*Data block*:

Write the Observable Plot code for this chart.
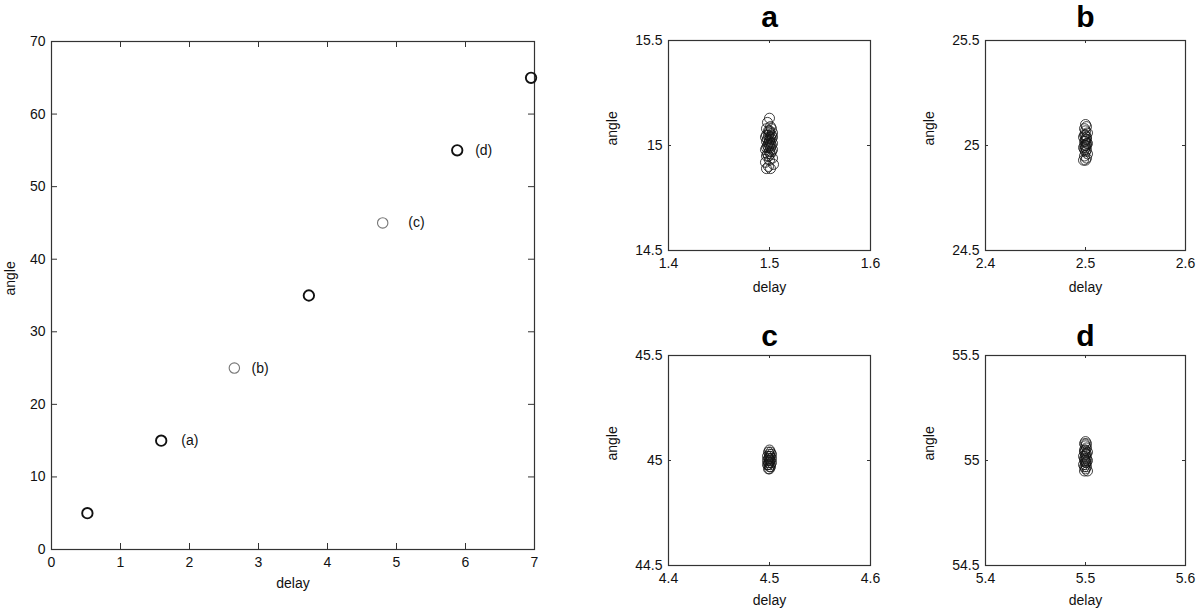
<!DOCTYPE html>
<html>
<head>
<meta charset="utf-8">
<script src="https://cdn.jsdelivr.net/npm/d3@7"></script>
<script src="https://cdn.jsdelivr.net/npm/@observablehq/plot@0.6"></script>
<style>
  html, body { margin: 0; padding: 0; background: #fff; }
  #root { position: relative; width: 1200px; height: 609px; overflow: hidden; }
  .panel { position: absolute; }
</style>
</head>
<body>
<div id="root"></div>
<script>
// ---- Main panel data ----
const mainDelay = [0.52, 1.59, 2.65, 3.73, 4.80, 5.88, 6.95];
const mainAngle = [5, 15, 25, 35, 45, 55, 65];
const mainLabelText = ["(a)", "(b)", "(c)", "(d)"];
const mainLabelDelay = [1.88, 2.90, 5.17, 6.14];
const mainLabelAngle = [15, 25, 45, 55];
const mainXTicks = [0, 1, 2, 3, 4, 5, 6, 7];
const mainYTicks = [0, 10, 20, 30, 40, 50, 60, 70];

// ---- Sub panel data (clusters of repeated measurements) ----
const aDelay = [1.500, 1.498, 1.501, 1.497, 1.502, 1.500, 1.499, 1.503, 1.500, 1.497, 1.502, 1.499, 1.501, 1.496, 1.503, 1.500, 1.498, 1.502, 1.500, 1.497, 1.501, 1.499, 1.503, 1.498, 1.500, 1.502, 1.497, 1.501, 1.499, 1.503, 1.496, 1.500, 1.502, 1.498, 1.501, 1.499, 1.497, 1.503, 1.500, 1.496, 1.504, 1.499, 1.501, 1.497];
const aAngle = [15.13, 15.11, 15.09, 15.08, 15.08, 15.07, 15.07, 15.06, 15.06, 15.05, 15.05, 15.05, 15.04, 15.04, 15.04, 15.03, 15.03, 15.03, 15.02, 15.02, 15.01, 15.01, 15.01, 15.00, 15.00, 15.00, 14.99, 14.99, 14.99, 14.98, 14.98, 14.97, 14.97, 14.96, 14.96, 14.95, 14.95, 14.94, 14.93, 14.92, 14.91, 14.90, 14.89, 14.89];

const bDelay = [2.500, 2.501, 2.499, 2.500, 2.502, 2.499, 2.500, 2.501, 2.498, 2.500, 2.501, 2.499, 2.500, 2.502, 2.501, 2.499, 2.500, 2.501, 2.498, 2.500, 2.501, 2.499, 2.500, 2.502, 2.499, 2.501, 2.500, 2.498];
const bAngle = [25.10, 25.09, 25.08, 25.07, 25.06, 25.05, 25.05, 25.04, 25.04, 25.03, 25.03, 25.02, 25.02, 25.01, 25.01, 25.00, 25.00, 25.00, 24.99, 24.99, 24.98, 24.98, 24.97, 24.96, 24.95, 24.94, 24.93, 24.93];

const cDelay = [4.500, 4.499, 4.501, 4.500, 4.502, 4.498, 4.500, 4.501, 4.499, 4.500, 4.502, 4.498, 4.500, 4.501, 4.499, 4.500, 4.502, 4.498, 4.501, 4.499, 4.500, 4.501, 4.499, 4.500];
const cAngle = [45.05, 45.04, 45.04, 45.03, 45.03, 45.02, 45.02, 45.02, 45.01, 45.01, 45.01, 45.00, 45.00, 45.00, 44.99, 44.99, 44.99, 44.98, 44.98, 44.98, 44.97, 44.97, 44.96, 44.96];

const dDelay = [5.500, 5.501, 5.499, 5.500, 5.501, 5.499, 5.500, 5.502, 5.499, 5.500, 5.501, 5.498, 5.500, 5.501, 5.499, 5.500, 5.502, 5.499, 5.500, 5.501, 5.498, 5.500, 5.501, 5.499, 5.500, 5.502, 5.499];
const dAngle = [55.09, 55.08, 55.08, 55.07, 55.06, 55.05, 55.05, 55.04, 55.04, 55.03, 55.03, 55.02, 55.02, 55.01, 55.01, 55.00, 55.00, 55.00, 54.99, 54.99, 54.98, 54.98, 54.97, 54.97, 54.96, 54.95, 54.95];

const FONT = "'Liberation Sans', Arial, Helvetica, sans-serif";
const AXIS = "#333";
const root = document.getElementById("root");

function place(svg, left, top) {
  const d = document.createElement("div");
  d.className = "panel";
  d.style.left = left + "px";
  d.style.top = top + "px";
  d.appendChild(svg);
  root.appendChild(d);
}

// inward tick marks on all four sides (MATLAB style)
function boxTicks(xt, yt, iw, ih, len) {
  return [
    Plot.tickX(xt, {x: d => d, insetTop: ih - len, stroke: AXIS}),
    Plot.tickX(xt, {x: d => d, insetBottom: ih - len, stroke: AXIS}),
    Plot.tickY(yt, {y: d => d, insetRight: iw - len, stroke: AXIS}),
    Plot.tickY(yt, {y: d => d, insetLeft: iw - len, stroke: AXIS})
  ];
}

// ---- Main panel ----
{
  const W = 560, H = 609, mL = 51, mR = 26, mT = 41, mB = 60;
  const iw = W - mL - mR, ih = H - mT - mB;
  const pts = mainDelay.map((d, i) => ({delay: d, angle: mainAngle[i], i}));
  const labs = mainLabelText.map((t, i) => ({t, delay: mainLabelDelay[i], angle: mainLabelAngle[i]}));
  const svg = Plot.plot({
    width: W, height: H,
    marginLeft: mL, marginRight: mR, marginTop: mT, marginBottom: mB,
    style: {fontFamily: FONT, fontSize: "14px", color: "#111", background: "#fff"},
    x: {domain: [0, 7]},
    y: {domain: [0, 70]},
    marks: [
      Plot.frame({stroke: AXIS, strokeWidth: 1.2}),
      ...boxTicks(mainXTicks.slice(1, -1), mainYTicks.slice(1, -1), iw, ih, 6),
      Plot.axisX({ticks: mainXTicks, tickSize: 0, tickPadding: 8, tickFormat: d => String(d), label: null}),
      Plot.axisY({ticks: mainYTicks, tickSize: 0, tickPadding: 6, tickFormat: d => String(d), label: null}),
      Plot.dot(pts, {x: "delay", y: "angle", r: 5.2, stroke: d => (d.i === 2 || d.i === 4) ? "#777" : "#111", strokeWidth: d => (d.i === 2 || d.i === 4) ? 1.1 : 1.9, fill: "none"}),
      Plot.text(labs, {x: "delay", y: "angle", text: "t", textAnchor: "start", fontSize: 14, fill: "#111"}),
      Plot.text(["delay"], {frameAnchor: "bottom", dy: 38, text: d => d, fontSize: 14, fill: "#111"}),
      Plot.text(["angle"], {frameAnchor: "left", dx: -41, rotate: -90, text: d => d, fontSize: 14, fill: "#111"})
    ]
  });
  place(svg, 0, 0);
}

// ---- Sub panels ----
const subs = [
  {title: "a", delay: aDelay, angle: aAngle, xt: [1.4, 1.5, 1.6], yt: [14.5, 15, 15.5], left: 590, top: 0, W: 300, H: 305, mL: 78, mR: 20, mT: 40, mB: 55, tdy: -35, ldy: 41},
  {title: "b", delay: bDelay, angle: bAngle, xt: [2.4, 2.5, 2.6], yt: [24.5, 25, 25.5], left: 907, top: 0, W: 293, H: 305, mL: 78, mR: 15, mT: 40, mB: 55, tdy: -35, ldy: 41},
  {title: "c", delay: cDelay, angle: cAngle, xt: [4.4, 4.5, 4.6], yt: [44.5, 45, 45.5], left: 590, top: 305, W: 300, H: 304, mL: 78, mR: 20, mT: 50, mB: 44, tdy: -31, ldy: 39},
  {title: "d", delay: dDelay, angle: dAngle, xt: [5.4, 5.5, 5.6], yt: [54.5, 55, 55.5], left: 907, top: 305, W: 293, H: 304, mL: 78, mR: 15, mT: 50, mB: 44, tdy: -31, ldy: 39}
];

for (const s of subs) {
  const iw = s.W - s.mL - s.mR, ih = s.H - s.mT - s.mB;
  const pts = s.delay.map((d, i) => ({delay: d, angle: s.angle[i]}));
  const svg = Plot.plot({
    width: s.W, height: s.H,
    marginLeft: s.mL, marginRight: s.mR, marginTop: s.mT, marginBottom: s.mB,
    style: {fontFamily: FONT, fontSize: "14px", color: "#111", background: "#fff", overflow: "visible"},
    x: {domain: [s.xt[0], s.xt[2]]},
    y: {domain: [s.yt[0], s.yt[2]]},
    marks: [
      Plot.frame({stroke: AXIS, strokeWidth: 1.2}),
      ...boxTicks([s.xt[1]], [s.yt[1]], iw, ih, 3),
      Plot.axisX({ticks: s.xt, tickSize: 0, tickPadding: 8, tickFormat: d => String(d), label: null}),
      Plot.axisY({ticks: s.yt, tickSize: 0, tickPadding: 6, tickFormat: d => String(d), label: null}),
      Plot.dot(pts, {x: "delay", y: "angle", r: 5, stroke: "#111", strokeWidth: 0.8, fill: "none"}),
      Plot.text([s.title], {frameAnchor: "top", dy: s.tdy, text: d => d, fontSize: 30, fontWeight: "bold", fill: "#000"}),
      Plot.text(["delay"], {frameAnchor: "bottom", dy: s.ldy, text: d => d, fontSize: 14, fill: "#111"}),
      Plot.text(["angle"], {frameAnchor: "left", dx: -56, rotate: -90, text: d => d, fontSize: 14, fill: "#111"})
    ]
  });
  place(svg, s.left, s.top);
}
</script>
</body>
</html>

*Task details*:
Begin at the first line of the material and copy each line exactly through the one containing "const mainYTicks = [0, 10, 20, 30, 40, 50, 60, 70];". Omit pictures.

*Worked solution*:
Write the Observable Plot code for this chart.
<!DOCTYPE html>
<html>
<head>
<meta charset="utf-8">
<script src="https://cdn.jsdelivr.net/npm/d3@7"></script>
<script src="https://cdn.jsdelivr.net/npm/@observablehq/plot@0.6"></script>
<style>
  html, body { margin: 0; padding: 0; background: #fff; }
  #root { position: relative; width: 1200px; height: 609px; overflow: hidden; }
  .panel { position: absolute; }
</style>
</head>
<body>
<div id="root"></div>
<script>
// ---- Main panel data ----
const mainDelay = [0.52, 1.59, 2.65, 3.73, 4.80, 5.88, 6.95];
const mainAngle = [5, 15, 25, 35, 45, 55, 65];
const mainLabelText = ["(a)", "(b)", "(c)", "(d)"];
const mainLabelDelay = [1.88, 2.90, 5.17, 6.14];
const mainLabelAngle = [15, 25, 45, 55];
const mainXTicks = [0, 1, 2, 3, 4, 5, 6, 7];
const mainYTicks = [0, 10, 20, 30, 40, 50, 60, 70];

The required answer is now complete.